**Exercise input**:
=====

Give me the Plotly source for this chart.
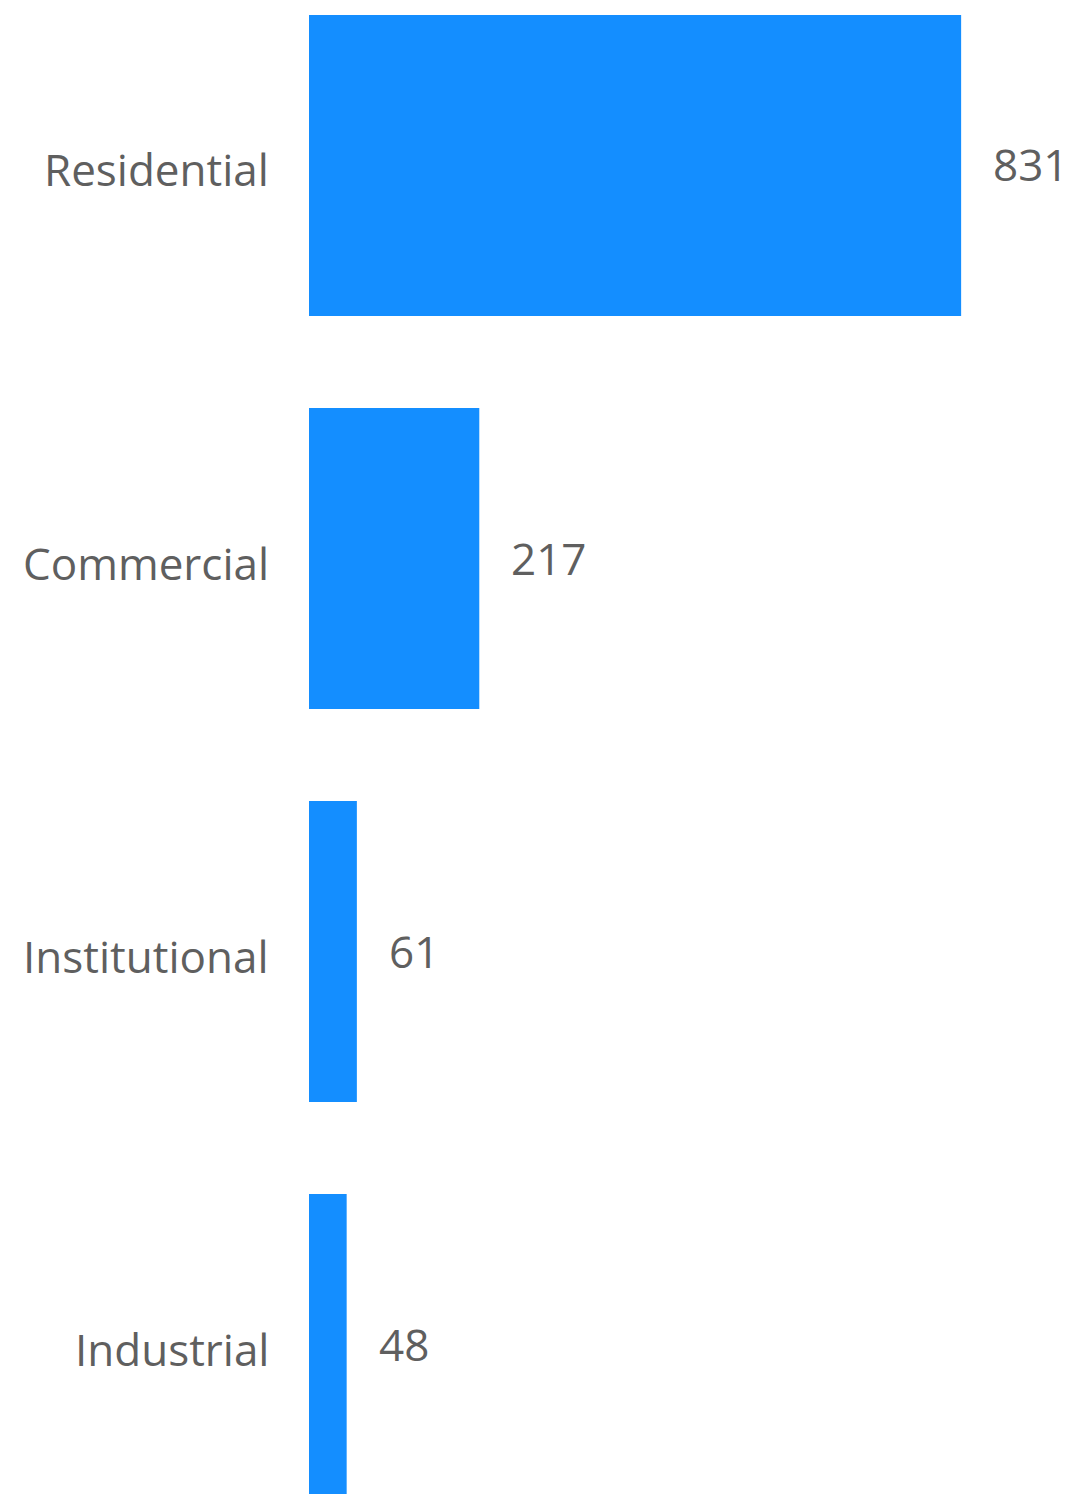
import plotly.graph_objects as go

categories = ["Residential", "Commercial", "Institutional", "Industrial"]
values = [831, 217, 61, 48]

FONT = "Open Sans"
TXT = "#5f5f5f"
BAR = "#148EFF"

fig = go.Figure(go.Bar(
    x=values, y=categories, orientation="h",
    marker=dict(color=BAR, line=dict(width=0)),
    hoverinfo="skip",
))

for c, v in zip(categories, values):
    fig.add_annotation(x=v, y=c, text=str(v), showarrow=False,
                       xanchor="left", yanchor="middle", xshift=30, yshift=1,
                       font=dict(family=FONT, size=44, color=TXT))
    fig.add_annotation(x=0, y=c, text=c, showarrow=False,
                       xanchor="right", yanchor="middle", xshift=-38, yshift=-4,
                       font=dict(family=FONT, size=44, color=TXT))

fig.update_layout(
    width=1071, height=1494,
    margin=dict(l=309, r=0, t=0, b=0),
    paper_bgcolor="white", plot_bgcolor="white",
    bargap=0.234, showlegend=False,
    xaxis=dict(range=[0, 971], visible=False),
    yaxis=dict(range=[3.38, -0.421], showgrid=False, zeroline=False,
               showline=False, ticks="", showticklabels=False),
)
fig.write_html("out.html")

=====

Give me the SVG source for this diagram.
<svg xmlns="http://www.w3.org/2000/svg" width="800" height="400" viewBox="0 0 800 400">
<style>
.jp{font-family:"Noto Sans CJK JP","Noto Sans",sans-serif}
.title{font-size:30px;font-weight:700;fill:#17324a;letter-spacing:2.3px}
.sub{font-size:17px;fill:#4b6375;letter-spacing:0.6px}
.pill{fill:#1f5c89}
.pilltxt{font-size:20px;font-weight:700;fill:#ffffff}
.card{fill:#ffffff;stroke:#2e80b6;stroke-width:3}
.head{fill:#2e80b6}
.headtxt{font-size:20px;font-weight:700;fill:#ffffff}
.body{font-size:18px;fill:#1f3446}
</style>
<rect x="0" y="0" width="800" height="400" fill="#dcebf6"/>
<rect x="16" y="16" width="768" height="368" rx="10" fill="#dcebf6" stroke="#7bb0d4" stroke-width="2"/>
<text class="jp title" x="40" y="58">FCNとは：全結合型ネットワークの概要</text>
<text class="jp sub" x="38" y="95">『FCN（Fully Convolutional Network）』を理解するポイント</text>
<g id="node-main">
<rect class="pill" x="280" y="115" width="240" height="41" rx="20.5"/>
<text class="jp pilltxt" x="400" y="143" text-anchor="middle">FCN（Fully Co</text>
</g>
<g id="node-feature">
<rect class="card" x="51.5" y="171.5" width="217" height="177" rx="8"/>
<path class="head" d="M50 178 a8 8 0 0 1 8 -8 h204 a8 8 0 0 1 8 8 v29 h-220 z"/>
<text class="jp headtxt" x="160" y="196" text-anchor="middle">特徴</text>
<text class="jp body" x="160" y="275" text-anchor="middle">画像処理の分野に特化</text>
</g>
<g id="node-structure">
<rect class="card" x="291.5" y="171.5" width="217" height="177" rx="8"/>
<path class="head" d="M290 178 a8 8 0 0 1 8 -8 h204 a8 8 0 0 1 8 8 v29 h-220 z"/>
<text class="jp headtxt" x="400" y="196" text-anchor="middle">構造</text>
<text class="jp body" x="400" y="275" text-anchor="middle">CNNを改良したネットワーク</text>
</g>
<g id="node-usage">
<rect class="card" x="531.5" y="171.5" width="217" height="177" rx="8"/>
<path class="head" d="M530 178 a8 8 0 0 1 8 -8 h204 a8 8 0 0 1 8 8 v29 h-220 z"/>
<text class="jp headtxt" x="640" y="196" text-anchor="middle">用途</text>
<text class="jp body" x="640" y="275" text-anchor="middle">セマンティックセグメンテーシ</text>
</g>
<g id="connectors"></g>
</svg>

=====

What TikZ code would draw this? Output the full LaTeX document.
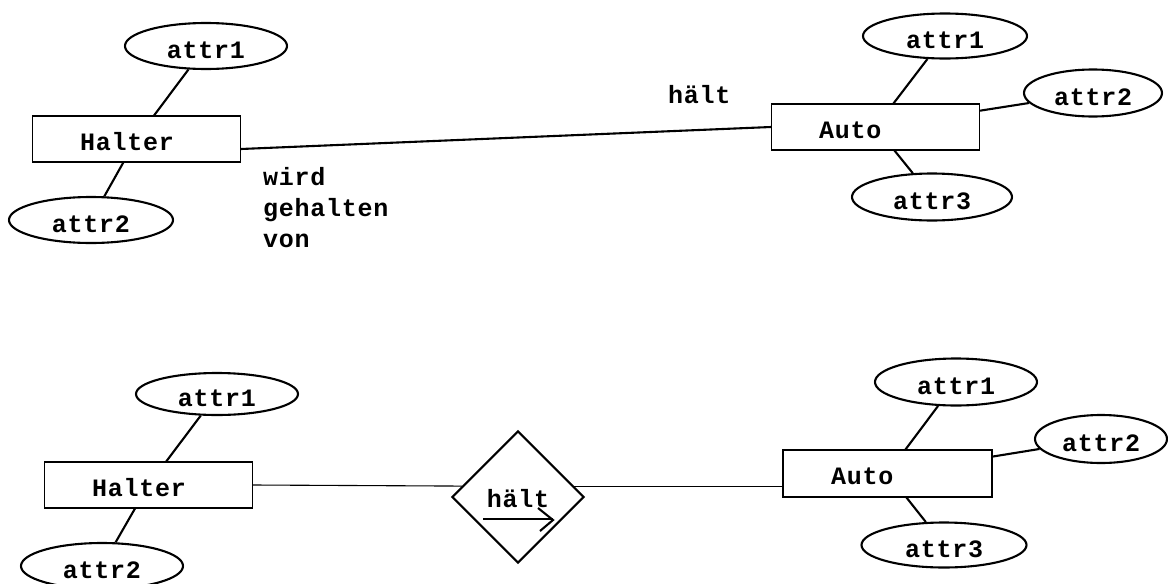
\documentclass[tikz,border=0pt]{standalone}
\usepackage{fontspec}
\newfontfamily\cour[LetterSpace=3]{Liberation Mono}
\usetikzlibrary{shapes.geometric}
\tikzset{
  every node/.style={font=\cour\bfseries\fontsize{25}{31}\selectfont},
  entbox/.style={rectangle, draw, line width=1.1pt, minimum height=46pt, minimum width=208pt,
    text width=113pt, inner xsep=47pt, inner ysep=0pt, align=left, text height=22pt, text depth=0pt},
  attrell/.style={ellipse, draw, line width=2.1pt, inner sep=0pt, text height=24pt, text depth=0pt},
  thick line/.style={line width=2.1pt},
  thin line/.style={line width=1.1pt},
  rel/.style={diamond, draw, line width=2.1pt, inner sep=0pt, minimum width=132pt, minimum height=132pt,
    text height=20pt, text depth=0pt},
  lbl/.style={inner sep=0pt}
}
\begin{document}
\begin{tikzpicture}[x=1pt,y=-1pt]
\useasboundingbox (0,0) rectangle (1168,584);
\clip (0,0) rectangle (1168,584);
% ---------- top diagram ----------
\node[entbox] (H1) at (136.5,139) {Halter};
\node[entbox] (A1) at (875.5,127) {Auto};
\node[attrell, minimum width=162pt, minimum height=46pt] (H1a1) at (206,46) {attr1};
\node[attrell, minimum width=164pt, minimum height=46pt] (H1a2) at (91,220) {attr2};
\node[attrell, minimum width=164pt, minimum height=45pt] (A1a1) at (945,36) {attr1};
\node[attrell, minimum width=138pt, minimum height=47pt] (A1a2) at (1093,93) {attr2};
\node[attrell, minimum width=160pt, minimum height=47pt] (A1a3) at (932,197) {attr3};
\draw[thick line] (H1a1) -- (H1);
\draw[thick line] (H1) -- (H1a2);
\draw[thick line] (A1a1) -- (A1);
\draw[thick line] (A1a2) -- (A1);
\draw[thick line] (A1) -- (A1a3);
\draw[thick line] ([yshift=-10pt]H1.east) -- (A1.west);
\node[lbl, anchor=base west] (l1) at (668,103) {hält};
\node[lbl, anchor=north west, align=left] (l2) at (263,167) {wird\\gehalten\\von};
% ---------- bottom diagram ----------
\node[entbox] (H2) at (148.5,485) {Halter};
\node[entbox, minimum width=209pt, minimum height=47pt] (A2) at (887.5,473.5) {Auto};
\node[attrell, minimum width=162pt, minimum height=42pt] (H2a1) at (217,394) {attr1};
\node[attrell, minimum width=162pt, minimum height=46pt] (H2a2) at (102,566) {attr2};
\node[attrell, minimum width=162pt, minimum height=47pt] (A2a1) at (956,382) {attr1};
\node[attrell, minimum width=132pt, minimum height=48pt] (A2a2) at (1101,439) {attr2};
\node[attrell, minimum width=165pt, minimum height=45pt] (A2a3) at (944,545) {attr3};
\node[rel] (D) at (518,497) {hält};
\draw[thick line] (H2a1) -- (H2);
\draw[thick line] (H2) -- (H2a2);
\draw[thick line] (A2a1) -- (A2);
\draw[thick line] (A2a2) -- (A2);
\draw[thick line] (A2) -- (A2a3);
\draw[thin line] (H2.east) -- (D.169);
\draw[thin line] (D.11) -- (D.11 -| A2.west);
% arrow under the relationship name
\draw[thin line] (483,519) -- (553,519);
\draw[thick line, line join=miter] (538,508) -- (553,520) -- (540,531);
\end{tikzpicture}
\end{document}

=====

Filter the data, keeping only the lines that contain "source".

Give me the Plotly source for this chart.
Give me the SVG source for this diagram.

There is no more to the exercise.